OK, so here you are with your hidden pair of tens and a nine showing, raising the last remaining player who has a six showing, and he reraises. Now what? You’ve already decided that this time you won’t call just to be deceptive and you won’t raise just to try to gain information. So, you’ve decided to either reraise or just call simply based on your prospects of having the best hand right now.
Should you risk one more raise?
The key
Here’s the key. Ask yourself whether this is a tricky opponent who likes to hide like a snake in the grass. Have you often seen him just calling at this point with three-of-a-kind or a big buried pair just to mislead you? If you have seen this, then it’s less likely that he has a big hand now! Why? Because many of his strongest hand would have been used for deception – he would have just called in an attempt to confuse you. So what disproportionately remains are many medium-strong hands that this tricky opponent chooses to overplay. And since your two 10s are certainly at the top of the medium-strong spectrum, chances are you have him beat. Usually go one more raise.

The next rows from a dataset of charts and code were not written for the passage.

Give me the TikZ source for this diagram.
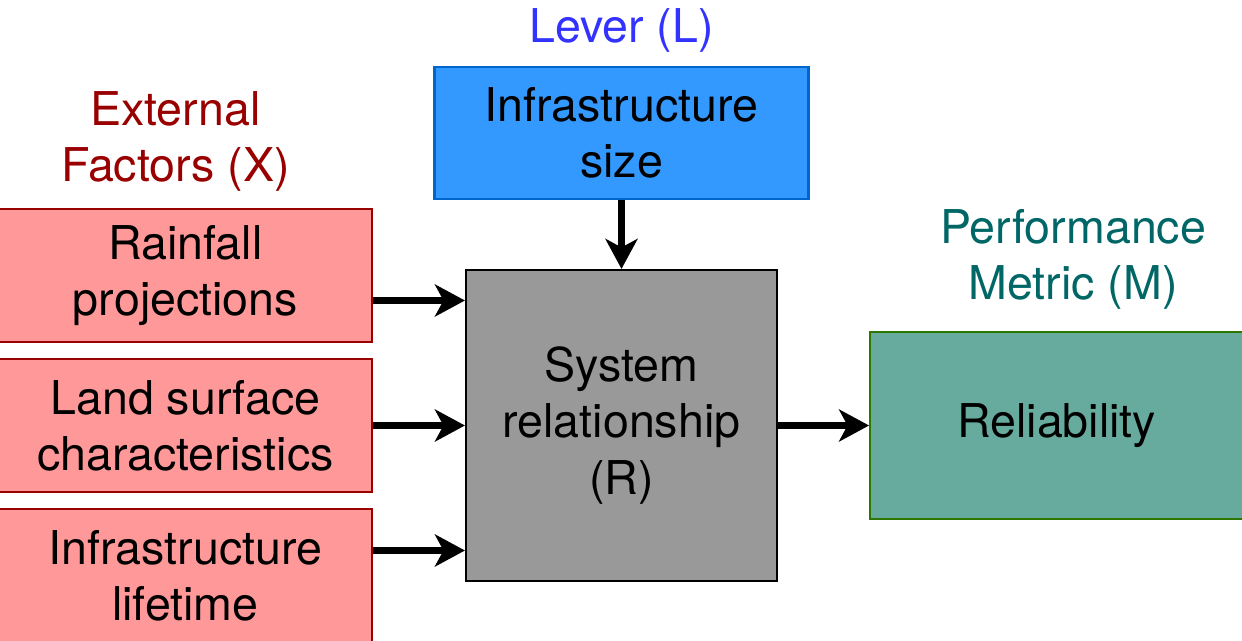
\documentclass[tikz,border=0pt]{standalone}
\usepackage{fontspec}
\setmainfont{TeX Gyre Heros}
\usetikzlibrary{positioning}
\usetikzlibrary{arrows.meta}

\definecolor{xfill}{HTML}{FF9999}
\definecolor{xline}{HTML}{990000}
\definecolor{lfill}{HTML}{3399FF}
\definecolor{lline}{HTML}{0066CC}
\definecolor{lfont}{HTML}{3333FF}
\definecolor{mfill}{HTML}{67AB9F}
\definecolor{mline}{HTML}{2D7600}
\definecolor{mfont}{HTML}{006666}

\begin{document}
\begin{tikzpicture}[every node/.style={font=\fontsize{26.5}{32}\selectfont, align=center},
	xnode/.style={rectangle,draw=xline,fill=xfill,line width=1.2pt,minimum width=7.46cm,minimum height=2.66cm},
	snode/.style={rectangle,draw=black,fill=black!40,line width=1.2pt,minimum width=6.22cm,minimum height=6.22cm},
	lnode/.style={rectangle,draw=lline,fill=lfill,line width=1.2pt,minimum width=7.48cm,minimum height=2.64cm},
	mnode/.style={rectangle,draw=mline,fill=mfill,line width=1.2pt,minimum width=7.46cm,minimum height=3.74cm},
	arr/.style={line width=3.6pt,-{Stealth[length=0.6cm,width=0.64cm,inset=0.17cm]}}]
		\useasboundingbox (0,0) rectangle (24.84,-12.82);
		\node[snode] (sys) at (12.43,-8.51) {System\\relationship\\(R)};
		\node[xnode] (land)[left = 1.84cm of sys]{Land surface\\characteristics};
		\node[xnode] (rain)[above = .3cm of land]{Rainfall\\projections};
		\node[xnode] (life)[below = .3cm of land]{Infrastructure\\lifetime};
		\node[lnode] (size)[above = 1.38cm of sys]{Infrastructure\\size};
		\node[mnode] (rel)[right = 1.82cm of sys]{Reliability};
		% group labels
		\node[text=xline] (xlab)[above = .2cm of rain, xshift=-.2cm]{External\\Factors (X)};
		\node[text=lfont] (llab)[above = .15cm of size]{Lever (L)};
		\node[text=mfont] (mlab)[above = .3cm of rel, xshift=.33cm]{Performance\\Metric (M)};
		% arrows into the system
		\coordinate (in1) at ([yshift=2.5cm]sys.west);
		\coordinate (in3) at ([yshift=-2.5cm]sys.west);
		\draw[arr] (rain.east |- in1) -- (in1);
		\draw[arr] (land.east |- sys.west) -- (sys.west);
		\draw[arr] (life.east |- in3) -- (in3);
		\draw[arr] (size) -- (sys);
		\draw[arr] (sys) -- (rel);
	\end{tikzpicture}
\end{document}
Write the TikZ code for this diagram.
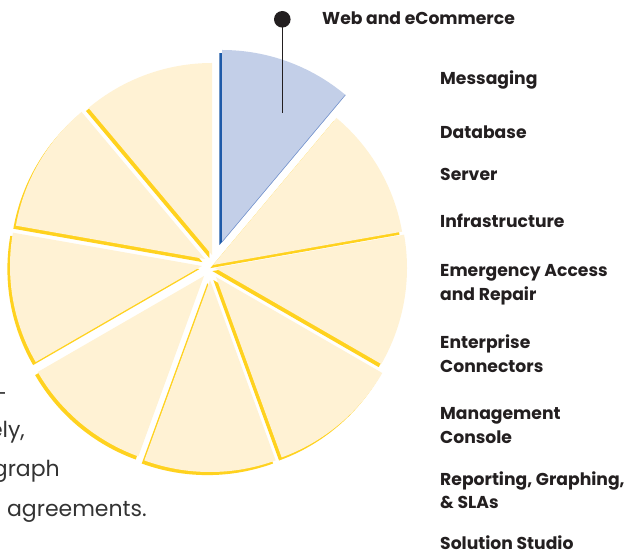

However, if your opponent is not tricky and plays transparently, then his reraise probably means more. He wouldn’t have just called with a strong hand – he would have always reraised with it. So, since that’s what he did, a big hand is more of a threat than it would be with a trickier opponent. You should just call in that case.
Different
Yes, as I’ve said many times before, you should be less willing to value bet or make the first borderline raise against tricky opponents. But when you’re well into a raising war, it’s different. Most of the time, he’s already decided whether to confuse you by just calling or to push a medium hand beyond its limits. Now it’s just a matter of whether you can profit from going one more raise. Against a tricky opponent, you’re usually more likely to win with your strong hand at this point in the raising war than you are against an equally aggressive, but less deceptive opponent. So, against the less-deceptive opponent, just call. Against the tricky opponent, risk that final raise. It’s worth it.
And that’s all there is to it. When you’re in a raising war against one aggressive opponent, ask yourself if he’s tricky. If he is, go ahead and make that extra raise, because the most likely time for him to trick you by slow playing a strong hand has already passed. If he’s trying to trick you now, it’s probably by pretending to have a stronger hand than he does. So, raise. If he isn’t tricky, don’t do it.
This is “The Mad Genius of Poker” Mike Caro and that’s my secret today. — MC
How do you feel about raising to isolate? Overrated?
Hi, Jonathan —
Isolating just one opponent has its place, but often you’re better off not trying to do it if you’re hand has real strength. When you do use an isolation tactic, the time is usually when you’re against a weak opponent and your raise is likely to chase stronger opponents away.
Straight Flushes,
Mike Caro
But why isolate? Couldn’t you win bigger pots by calling before the flop?
Because you want the fish to yourself this hand.